● EXERCISE DESCRIPTION: Without the pictures, set down every line of the data exactly.

-- start of DATA PROVIDED --

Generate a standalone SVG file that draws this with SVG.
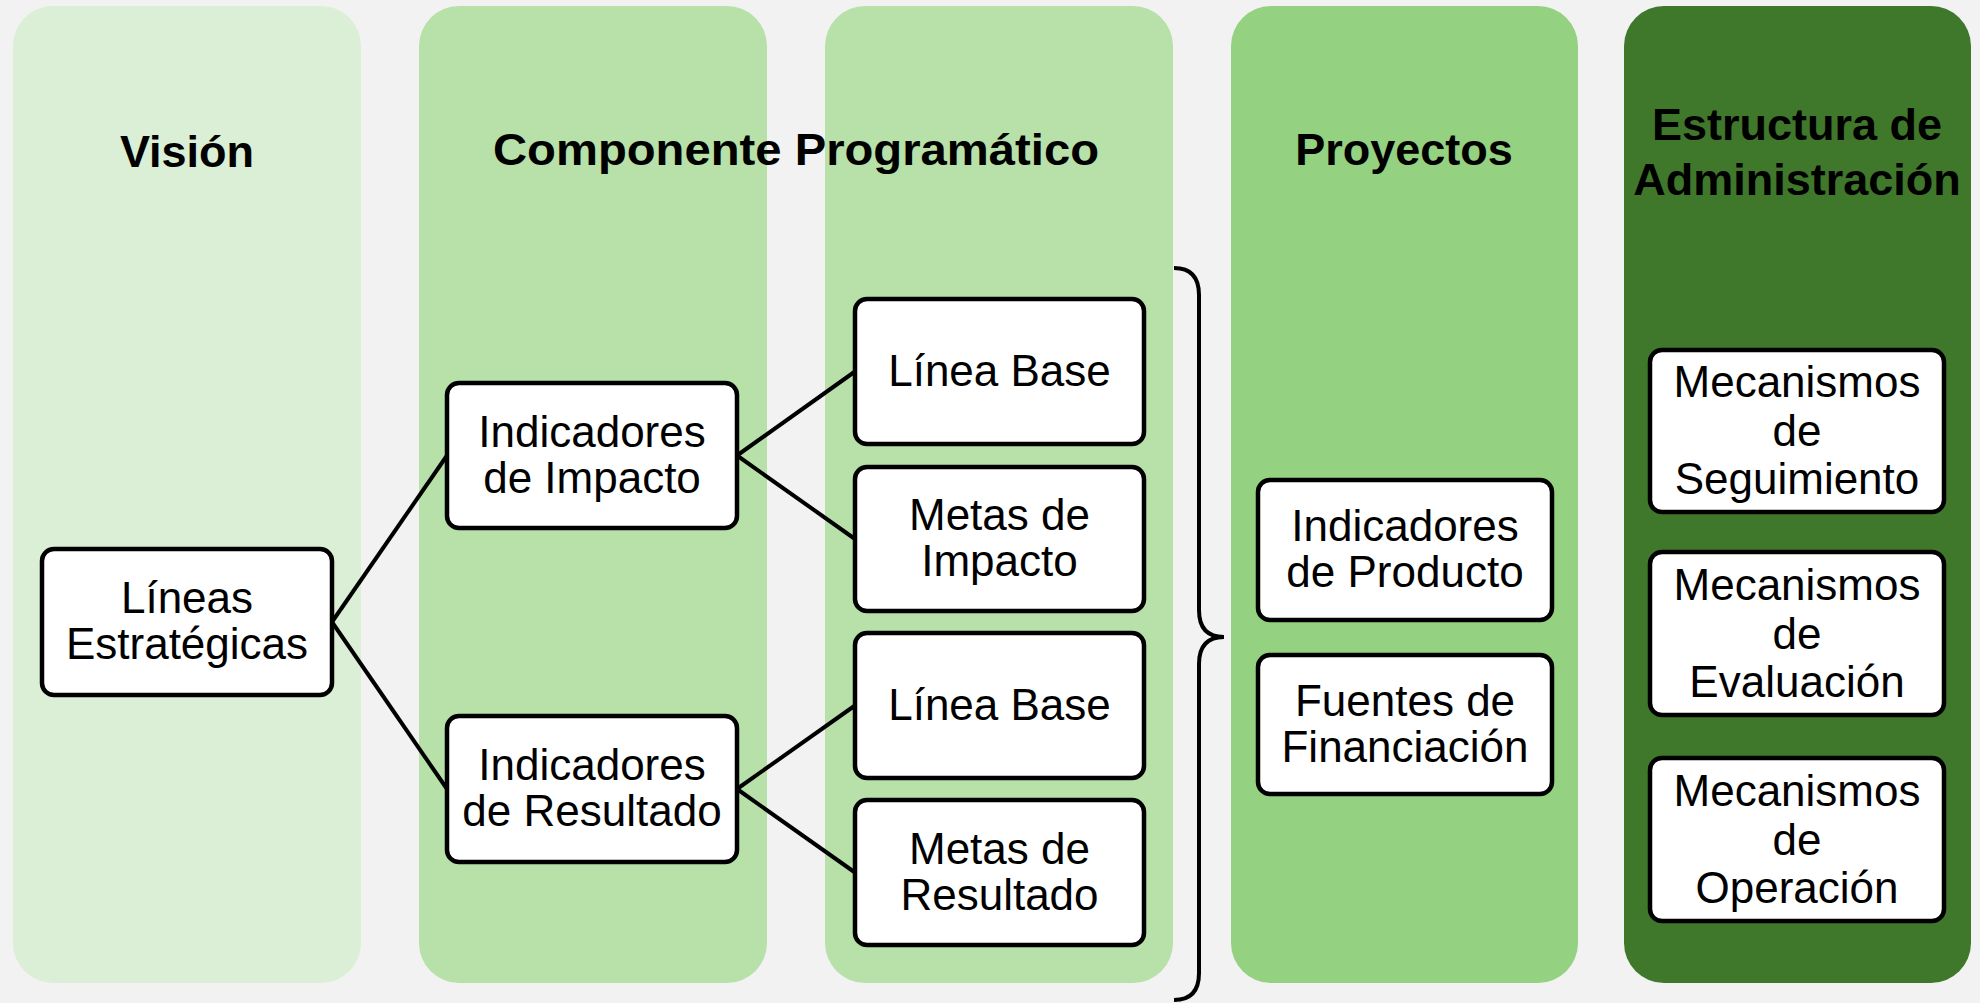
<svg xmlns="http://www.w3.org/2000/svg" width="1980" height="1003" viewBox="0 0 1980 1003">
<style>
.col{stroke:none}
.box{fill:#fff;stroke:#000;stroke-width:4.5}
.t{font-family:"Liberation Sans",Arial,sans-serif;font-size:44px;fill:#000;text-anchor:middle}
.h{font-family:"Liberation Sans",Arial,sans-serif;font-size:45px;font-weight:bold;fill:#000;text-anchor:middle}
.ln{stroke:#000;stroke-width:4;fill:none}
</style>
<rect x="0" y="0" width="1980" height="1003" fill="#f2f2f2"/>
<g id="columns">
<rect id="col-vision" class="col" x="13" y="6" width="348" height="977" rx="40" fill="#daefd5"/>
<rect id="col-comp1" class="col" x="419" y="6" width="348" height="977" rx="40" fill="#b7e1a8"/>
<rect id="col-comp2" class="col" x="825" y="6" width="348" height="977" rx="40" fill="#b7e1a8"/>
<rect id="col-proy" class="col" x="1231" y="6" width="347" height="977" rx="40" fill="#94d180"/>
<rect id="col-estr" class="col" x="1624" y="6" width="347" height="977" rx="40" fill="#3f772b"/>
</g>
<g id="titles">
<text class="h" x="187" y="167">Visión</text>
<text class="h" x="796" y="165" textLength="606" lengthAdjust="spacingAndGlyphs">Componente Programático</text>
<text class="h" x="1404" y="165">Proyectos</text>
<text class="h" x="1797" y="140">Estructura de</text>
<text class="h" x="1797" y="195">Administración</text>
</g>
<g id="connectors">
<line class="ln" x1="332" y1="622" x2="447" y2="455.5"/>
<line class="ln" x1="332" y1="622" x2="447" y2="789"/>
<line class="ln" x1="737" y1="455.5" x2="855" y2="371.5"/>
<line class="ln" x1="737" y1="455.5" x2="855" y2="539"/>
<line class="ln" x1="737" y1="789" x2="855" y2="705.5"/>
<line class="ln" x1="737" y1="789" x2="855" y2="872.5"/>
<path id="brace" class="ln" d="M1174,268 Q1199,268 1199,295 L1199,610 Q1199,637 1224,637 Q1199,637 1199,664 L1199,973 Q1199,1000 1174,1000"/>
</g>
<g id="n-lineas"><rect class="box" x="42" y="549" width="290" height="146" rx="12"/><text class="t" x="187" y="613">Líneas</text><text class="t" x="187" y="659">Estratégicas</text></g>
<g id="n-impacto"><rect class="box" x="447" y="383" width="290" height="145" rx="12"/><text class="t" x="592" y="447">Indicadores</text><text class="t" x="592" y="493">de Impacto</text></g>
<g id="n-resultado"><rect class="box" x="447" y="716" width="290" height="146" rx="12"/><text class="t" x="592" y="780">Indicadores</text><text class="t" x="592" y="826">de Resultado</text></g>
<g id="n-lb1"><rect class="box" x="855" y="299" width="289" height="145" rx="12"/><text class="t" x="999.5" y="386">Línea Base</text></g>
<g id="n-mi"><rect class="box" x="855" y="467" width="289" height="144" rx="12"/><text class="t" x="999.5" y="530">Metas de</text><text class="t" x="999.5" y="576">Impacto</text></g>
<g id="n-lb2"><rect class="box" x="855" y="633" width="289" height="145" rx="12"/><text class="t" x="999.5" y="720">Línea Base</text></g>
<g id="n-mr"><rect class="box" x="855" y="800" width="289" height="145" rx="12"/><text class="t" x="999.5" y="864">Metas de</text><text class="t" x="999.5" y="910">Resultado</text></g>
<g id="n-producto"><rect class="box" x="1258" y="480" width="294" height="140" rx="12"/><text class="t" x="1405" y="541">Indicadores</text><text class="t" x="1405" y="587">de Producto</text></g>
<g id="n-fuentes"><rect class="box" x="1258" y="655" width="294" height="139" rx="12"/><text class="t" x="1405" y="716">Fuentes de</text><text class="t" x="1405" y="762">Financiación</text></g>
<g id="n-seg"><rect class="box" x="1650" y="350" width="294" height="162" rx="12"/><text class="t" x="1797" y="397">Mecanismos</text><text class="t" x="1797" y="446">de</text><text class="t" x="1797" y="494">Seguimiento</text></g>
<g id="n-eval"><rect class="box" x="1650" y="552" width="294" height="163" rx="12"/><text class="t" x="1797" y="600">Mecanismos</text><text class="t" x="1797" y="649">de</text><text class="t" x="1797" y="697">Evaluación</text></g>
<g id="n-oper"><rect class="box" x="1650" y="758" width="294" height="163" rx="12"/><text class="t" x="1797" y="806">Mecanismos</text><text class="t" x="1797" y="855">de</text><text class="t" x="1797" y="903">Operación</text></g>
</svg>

-- end of DATA PROVIDED --

● WRITTEN ANSWER:
Generate a standalone SVG file that draws this with SVG.
<svg xmlns="http://www.w3.org/2000/svg" width="1980" height="1003" viewBox="0 0 1980 1003">
<style>
.col{stroke:none}
.box{fill:#fff;stroke:#000;stroke-width:4.5}
.t{font-family:"Liberation Sans",Arial,sans-serif;font-size:44px;fill:#000;text-anchor:middle}
.h{font-family:"Liberation Sans",Arial,sans-serif;font-size:45px;font-weight:bold;fill:#000;text-anchor:middle}
.ln{stroke:#000;stroke-width:4;fill:none}
</style>
<rect x="0" y="0" width="1980" height="1003" fill="#f2f2f2"/>
<g id="columns">
<rect id="col-vision" class="col" x="13" y="6" width="348" height="977" rx="40" fill="#daefd5"/>
<rect id="col-comp1" class="col" x="419" y="6" width="348" height="977" rx="40" fill="#b7e1a8"/>
<rect id="col-comp2" class="col" x="825" y="6" width="348" height="977" rx="40" fill="#b7e1a8"/>
<rect id="col-proy" class="col" x="1231" y="6" width="347" height="977" rx="40" fill="#94d180"/>
<rect id="col-estr" class="col" x="1624" y="6" width="347" height="977" rx="40" fill="#3f772b"/>
</g>
<g id="titles">
<text class="h" x="187" y="167">Visión</text>
<text class="h" x="796" y="165" textLength="606" lengthAdjust="spacingAndGlyphs">Componente Programático</text>
<text class="h" x="1404" y="165">Proyectos</text>
<text class="h" x="1797" y="140">Estructura de</text>
<text class="h" x="1797" y="195">Administración</text>
</g>
<g id="connectors">
<line class="ln" x1="332" y1="622" x2="447" y2="455.5"/>
<line class="ln" x1="332" y1="622" x2="447" y2="789"/>
<line class="ln" x1="737" y1="455.5" x2="855" y2="371.5"/>
<line class="ln" x1="737" y1="455.5" x2="855" y2="539"/>
<line class="ln" x1="737" y1="789" x2="855" y2="705.5"/>
<line class="ln" x1="737" y1="789" x2="855" y2="872.5"/>
<path id="brace" class="ln" d="M1174,268 Q1199,268 1199,295 L1199,610 Q1199,637 1224,637 Q1199,637 1199,664 L1199,973 Q1199,1000 1174,1000"/>
</g>
<g id="n-lineas"><rect class="box" x="42" y="549" width="290" height="146" rx="12"/><text class="t" x="187" y="613">Líneas</text><text class="t" x="187" y="659">Estratégicas</text></g>
<g id="n-impacto"><rect class="box" x="447" y="383" width="290" height="145" rx="12"/><text class="t" x="592" y="447">Indicadores</text><text class="t" x="592" y="493">de Impacto</text></g>
<g id="n-resultado"><rect class="box" x="447" y="716" width="290" height="146" rx="12"/><text class="t" x="592" y="780">Indicadores</text><text class="t" x="592" y="826">de Resultado</text></g>
<g id="n-lb1"><rect class="box" x="855" y="299" width="289" height="145" rx="12"/><text class="t" x="999.5" y="386">Línea Base</text></g>
<g id="n-mi"><rect class="box" x="855" y="467" width="289" height="144" rx="12"/><text class="t" x="999.5" y="530">Metas de</text><text class="t" x="999.5" y="576">Impacto</text></g>
<g id="n-lb2"><rect class="box" x="855" y="633" width="289" height="145" rx="12"/><text class="t" x="999.5" y="720">Línea Base</text></g>
<g id="n-mr"><rect class="box" x="855" y="800" width="289" height="145" rx="12"/><text class="t" x="999.5" y="864">Metas de</text><text class="t" x="999.5" y="910">Resultado</text></g>
<g id="n-producto"><rect class="box" x="1258" y="480" width="294" height="140" rx="12"/><text class="t" x="1405" y="541">Indicadores</text><text class="t" x="1405" y="587">de Producto</text></g>
<g id="n-fuentes"><rect class="box" x="1258" y="655" width="294" height="139" rx="12"/><text class="t" x="1405" y="716">Fuentes de</text><text class="t" x="1405" y="762">Financiación</text></g>
<g id="n-seg"><rect class="box" x="1650" y="350" width="294" height="162" rx="12"/><text class="t" x="1797" y="397">Mecanismos</text><text class="t" x="1797" y="446">de</text><text class="t" x="1797" y="494">Seguimiento</text></g>
<g id="n-eval"><rect class="box" x="1650" y="552" width="294" height="163" rx="12"/><text class="t" x="1797" y="600">Mecanismos</text><text class="t" x="1797" y="649">de</text><text class="t" x="1797" y="697">Evaluación</text></g>
<g id="n-oper"><rect class="box" x="1650" y="758" width="294" height="163" rx="12"/><text class="t" x="1797" y="806">Mecanismos</text><text class="t" x="1797" y="855">de</text><text class="t" x="1797" y="903">Operación</text></g>
</svg>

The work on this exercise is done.